A poll released this month confirms statistically what clergy and congregations are hearing anecdotally and through the media practically all the time: the percentage of U.S. adults who are religiously unaffiliated is increasing.
“The share of Americans who do not identify with a religious group is surely growing,” the Pew Research Center said in a Sept. 14 report.
Some congregational coaches say the steady stream of information about the rise of the nones — and church closures and other trends — affects unhealthy churches differently than healthy ones.
The news hits some with anxiety and fear, said Mark Tidsworth, president of Pinnacle Leadership Associates.
“They tend to circle their wagons and insulate as much as possible and become isolated subcultures in our society,” he said.
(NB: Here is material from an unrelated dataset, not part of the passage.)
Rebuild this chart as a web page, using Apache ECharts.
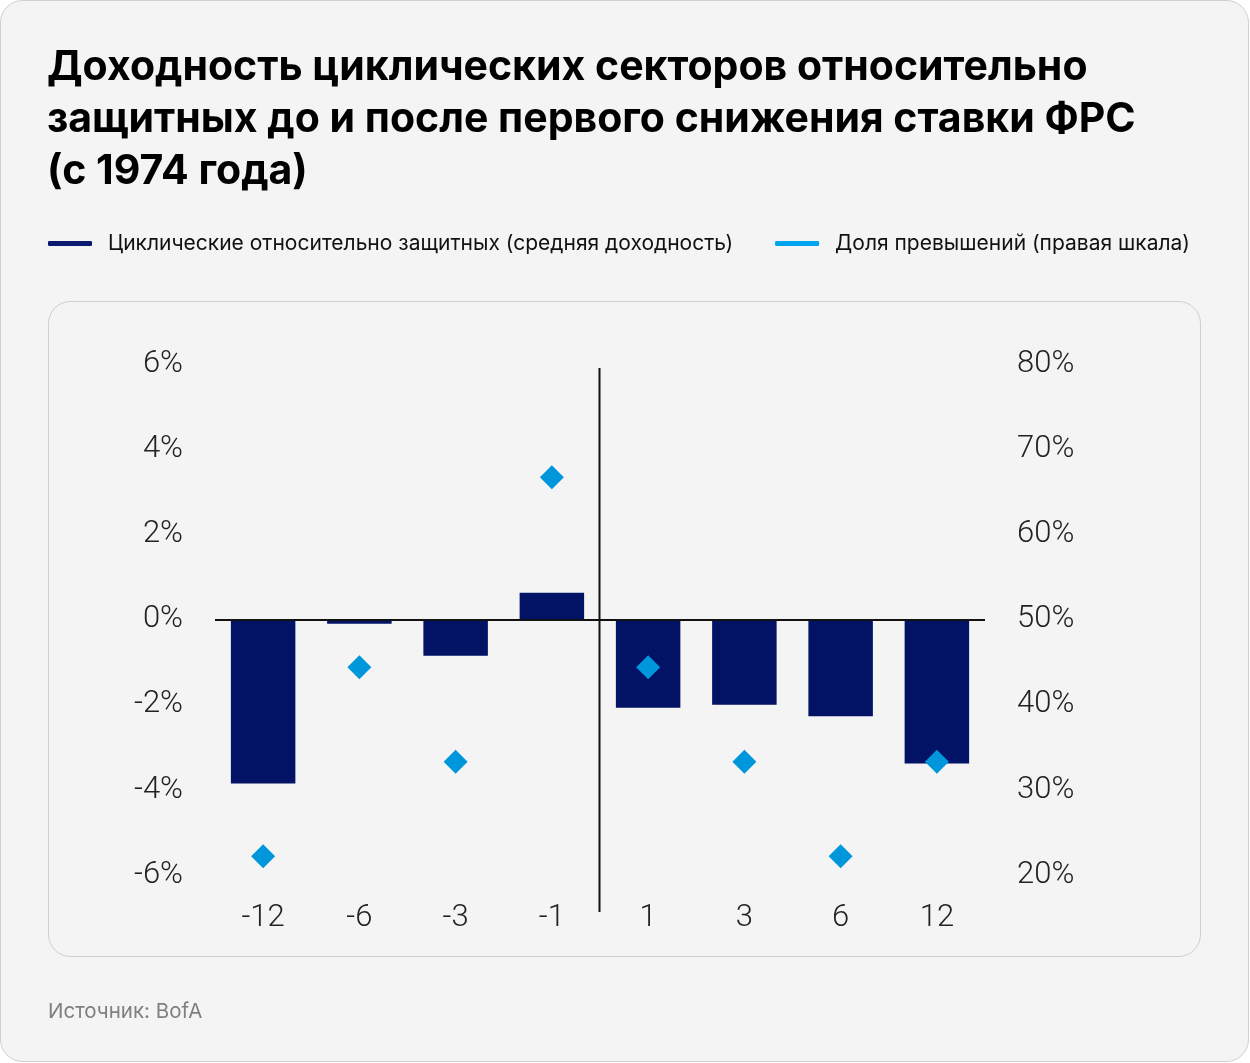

He described them as the minority.
On the other hand, healthier churches generally embrace new information about challenging religious trends because it helps them adjust programs and ministries, Tidsworth said.
“The invigorated churches I know of are using this to help them clarify who they are and what they are about and providing new energy … and spiritual vigor for them,” he said.
‘Low levels of religiosity’
In the report, Pew acknowledged the claim by some that there aren’t necessarily more nones in the U.S.. Instead, those voices say, people today are more willing to acknowledge being non-religious than in the past.
Pew said the observation is “only partly” accurate.
It is the case that religiously inactive Americans are more willing to acknowledge that fact today than in previous generations.
“But that is not the whole story, because the share of Americans with low levels of religious commitment also has been growing,” Pew said.
The survey, titled “The factors driving the growth of religious ‘nones’ in the U.S.,” also noted that generational differences are impacting the numbers.
Rather than being only older Americans who are former Christians or Jews or other faiths, nones also are younger people who have never been affiliated with any faith.
Younger Americans are much more willing to identify as nones than are older Americans who hold similar levels of belief, Pew found.
“Nearly eight-in-ten Millennials with low levels of religious commitment describe themselves as atheists, agnostics or ‘nothing in particular,’” the study reported.
However, only 54 percent in the Silent and Greatest generations with low commitment levels will identify as unaffiliated.
“In addition, the share of the population that exhibits low levels of religiosity is growing,” Pew found.
That category measures self-reported levels of worship attendance, daily prayer, certainty in the existence of God and importance of faith in a person’s life.
Fourteen percent of U.S. adults scored “low” in those measurements in 2007, Pew said, compared to 19 percent in 2014.
But the bottom line in the growth of the nones is the onset of the Millennial generation.
“Whether Millennials will become more religious as they age remains to be seen, but there is nothing in our data to suggest that Millennials or members of Generation X have become any more religious in recent years,” the Pew report said. “If anything, they have so far become less religious as they have aged.”
‘Talk to Millennials’
But the usefulness to churches of such data is limited for churches because surveys offer a limited number of questions to answer, said George Bullard, a church consultant and president of the Columbia Partnership.
What churches need is qualitative research that marketers do to gauge customer behaviors and attitudes toward a product or company. Bullard said Josh Packard and Ashleigh Hope are doing that kind of work and presented in their book, Church Refugees.
“It was qualitative research rather than quantitative research,” Bullard said. “They did in-depth interviews with church dropouts … and got to the ‘why’ behind any statistics.”
That approach humanizes the dones and others who have abandoned or ignored religion.
“It personalized it. It suggests helpful strategies,” he said.
And it’s not something churches have to totally rely on researchers and books to do for them, Bullard added.
“As one minister to Millennials in a church once said: ‘do not read articles about Millennials. Talk to Millennials.”